# [Exercise inputs]
%%

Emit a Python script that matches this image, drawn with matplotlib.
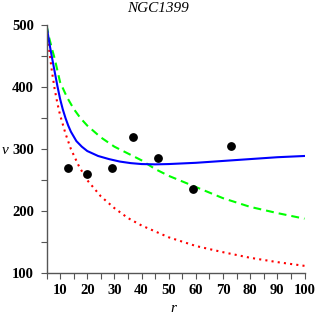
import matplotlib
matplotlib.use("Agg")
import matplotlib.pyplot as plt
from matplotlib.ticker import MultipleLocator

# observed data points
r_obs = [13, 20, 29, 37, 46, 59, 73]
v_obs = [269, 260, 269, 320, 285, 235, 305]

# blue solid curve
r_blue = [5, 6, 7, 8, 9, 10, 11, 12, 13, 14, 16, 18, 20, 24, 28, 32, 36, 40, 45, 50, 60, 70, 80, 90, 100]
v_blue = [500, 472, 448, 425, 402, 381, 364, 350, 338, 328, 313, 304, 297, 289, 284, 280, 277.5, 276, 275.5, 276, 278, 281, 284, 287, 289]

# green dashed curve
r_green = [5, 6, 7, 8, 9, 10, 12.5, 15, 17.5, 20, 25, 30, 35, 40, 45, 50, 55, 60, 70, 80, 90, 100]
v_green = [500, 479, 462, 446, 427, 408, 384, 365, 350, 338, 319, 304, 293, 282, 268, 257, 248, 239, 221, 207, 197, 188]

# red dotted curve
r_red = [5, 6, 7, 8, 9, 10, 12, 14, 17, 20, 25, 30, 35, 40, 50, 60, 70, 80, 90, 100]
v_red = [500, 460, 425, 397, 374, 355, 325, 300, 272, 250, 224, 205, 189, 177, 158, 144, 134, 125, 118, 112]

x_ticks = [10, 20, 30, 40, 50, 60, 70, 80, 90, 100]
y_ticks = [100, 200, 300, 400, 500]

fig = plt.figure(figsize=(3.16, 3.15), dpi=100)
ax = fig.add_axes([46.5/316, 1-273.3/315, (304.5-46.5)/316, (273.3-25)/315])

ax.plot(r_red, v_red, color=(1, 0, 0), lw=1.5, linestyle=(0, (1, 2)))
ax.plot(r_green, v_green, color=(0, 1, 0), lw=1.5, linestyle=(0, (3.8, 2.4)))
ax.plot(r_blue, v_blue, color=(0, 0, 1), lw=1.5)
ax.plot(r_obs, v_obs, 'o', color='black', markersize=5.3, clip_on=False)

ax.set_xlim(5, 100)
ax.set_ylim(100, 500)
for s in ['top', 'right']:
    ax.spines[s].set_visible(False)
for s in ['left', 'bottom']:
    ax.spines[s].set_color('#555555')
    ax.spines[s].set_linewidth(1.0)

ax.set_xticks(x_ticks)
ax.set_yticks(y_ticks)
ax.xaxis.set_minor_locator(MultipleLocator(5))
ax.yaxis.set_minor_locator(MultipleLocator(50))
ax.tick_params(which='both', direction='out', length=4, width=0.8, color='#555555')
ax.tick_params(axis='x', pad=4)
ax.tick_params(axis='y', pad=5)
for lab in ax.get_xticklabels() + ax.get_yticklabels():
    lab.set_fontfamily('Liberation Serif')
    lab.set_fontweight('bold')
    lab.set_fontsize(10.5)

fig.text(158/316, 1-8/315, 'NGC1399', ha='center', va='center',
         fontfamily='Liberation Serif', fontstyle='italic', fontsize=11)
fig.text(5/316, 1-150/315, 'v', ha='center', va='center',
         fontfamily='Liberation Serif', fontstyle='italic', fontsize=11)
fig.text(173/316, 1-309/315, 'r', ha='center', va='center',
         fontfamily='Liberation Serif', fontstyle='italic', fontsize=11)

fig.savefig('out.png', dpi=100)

%%
%%

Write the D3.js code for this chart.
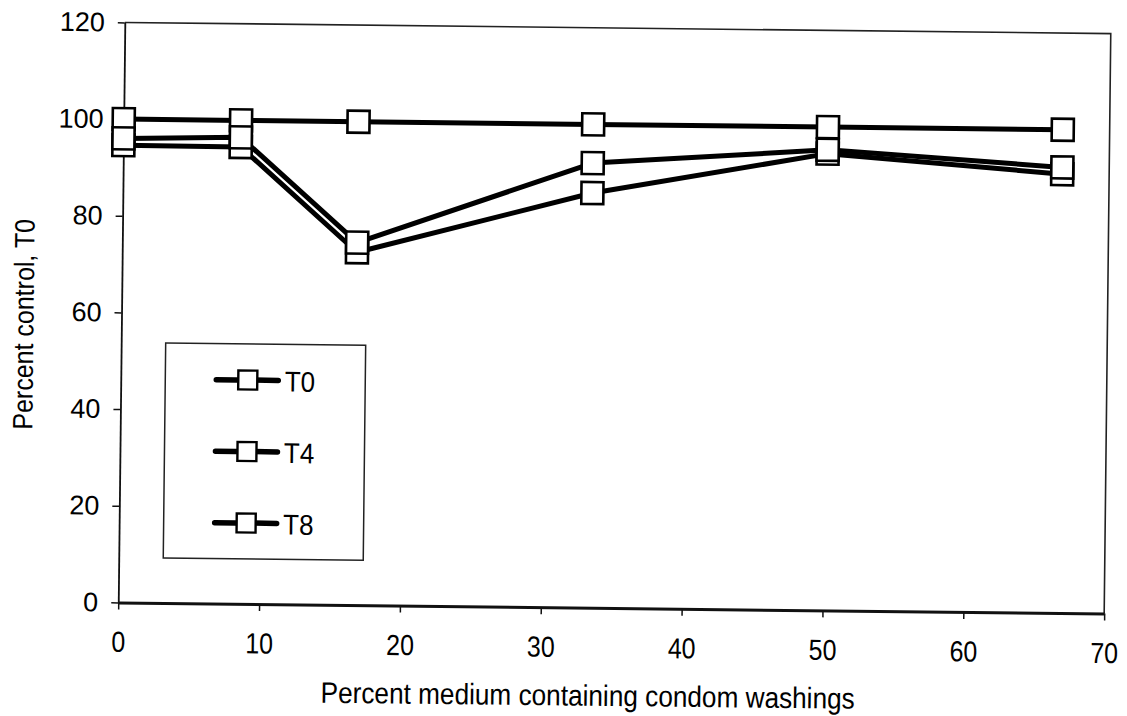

%%

# [Problem]
Take the lines above starting at the one containing "Emit a Python" and ending at the one containing "v_obs = [269, 260, 269, 320, 285, 235, 305]", and print them again exactly, without pictures.

# [Solution to the exercise]
Emit a Python script that matches this image, drawn with matplotlib.
import matplotlib
matplotlib.use("Agg")
import matplotlib.pyplot as plt
from matplotlib.ticker import MultipleLocator

# observed data points
r_obs = [13, 20, 29, 37, 46, 59, 73]
v_obs = [269, 260, 269, 320, 285, 235, 305]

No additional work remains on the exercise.